◆ **Data section**:

---

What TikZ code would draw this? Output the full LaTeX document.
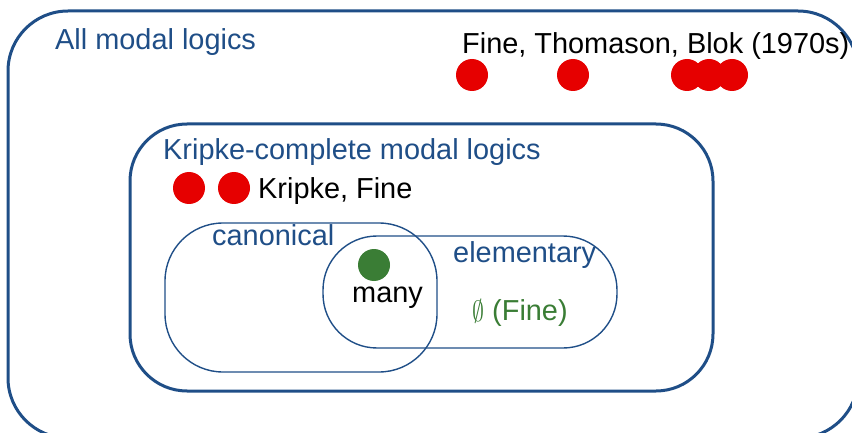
\documentclass[tikz,border=0pt]{standalone}
\usepackage{graphicx}
\usepackage{fontspec}
\setmainfont{Liberation Sans}
\definecolor{setblue}{RGB}{31,78,135}
\definecolor{dotred}{RGB}{230,0,0}
\definecolor{dotgreen}{RGB}{58,125,53}
\tikzset{
  setbox/.style={draw=setblue, line width=3pt, rounded corners=#1},
  subbox/.style={draw=setblue, line width=1.4pt, rounded corners=#1},
  lbl/.style={anchor=base west, inner sep=0pt, font=\fontsize{28.9}{34}\selectfont},
  bluelbl/.style={lbl, text=setblue},
  reddot/.style={circle, fill=dotred, minimum size=32pt, inner sep=0pt},
  greendot/.style={circle, fill=dotgreen, minimum size=32pt, inner sep=0pt},
}
\begin{document}
\begin{tikzpicture}[x=1pt,y=-1pt]
\useasboundingbox (0,0) rectangle (852,433);
\clip (0,0) rectangle (852,433);
% sets
\draw[setbox=60] (8,11) rectangle (858,438);
\draw[setbox=57] (130,124) rectangle (713,391);
\draw[subbox=58] (165,223) rectangle (437,372);
\draw[subbox=54] (323,236) rectangle (617,348);
% labels
\node[bluelbl] (all) at (55,50) {All modal logics};
\node[lbl] (ftb) at (462,54) {Fine, Thomason, Blok (1970s)};
\node[reddot] (r1) at (472,75) {};
\node[reddot] (r2) at (573,75) {};
\node[reddot] (r3) at (687,75) {};
\node[reddot] (r4) at (709,75) {};
\node[reddot] (r5) at (732,75) {};
\node[bluelbl] (kc) at (163,160) {Kripke-complete modal logics};
\node[reddot] (k1) at (189,188) {};
\node[reddot] (k2) at (234,188) {};
\node[lbl] (kf) at (258,198) {Kripke, Fine};
\node[bluelbl] (can) at (212,245) {canonical};
\node[greendot] (g) at (374,265) {};
\node[lbl] (many) at (352,302) {many};
\node[bluelbl] (elem) at (453,262) {elementary};
\node[lbl, text=dotgreen] (empty) at (472,320) {\raisebox{-1pt}{\resizebox{12pt}{22pt}{$\emptyset$}} (Fine)};
\end{tikzpicture}
\end{document}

---

◆ **Task to carry out**:
Reproduce the data word for word, excluding its pictures.

◆ **Reply to the task**:
What TikZ code would draw this? Output the full LaTeX document.
\documentclass[tikz,border=0pt]{standalone}
\usepackage{graphicx}
\usepackage{fontspec}
\setmainfont{Liberation Sans}
\definecolor{setblue}{RGB}{31,78,135}
\definecolor{dotred}{RGB}{230,0,0}
\definecolor{dotgreen}{RGB}{58,125,53}
\tikzset{
  setbox/.style={draw=setblue, line width=3pt, rounded corners=#1},
  subbox/.style={draw=setblue, line width=1.4pt, rounded corners=#1},
  lbl/.style={anchor=base west, inner sep=0pt, font=\fontsize{28.9}{34}\selectfont},
  bluelbl/.style={lbl, text=setblue},
  reddot/.style={circle, fill=dotred, minimum size=32pt, inner sep=0pt},
  greendot/.style={circle, fill=dotgreen, minimum size=32pt, inner sep=0pt},
}
\begin{document}
\begin{tikzpicture}[x=1pt,y=-1pt]
\useasboundingbox (0,0) rectangle (852,433);
\clip (0,0) rectangle (852,433);
% sets
\draw[setbox=60] (8,11) rectangle (858,438);
\draw[setbox=57] (130,124) rectangle (713,391);
\draw[subbox=58] (165,223) rectangle (437,372);
\draw[subbox=54] (323,236) rectangle (617,348);
% labels
\node[bluelbl] (all) at (55,50) {All modal logics};
\node[lbl] (ftb) at (462,54) {Fine, Thomason, Blok (1970s)};
\node[reddot] (r1) at (472,75) {};
\node[reddot] (r2) at (573,75) {};
\node[reddot] (r3) at (687,75) {};
\node[reddot] (r4) at (709,75) {};
\node[reddot] (r5) at (732,75) {};
\node[bluelbl] (kc) at (163,160) {Kripke-complete modal logics};
\node[reddot] (k1) at (189,188) {};
\node[reddot] (k2) at (234,188) {};
\node[lbl] (kf) at (258,198) {Kripke, Fine};
\node[bluelbl] (can) at (212,245) {canonical};
\node[greendot] (g) at (374,265) {};
\node[lbl] (many) at (352,302) {many};
\node[bluelbl] (elem) at (453,262) {elementary};
\node[lbl, text=dotgreen] (empty) at (472,320) {\raisebox{-1pt}{\resizebox{12pt}{22pt}{$\emptyset$}} (Fine)};
\end{tikzpicture}
\end{document}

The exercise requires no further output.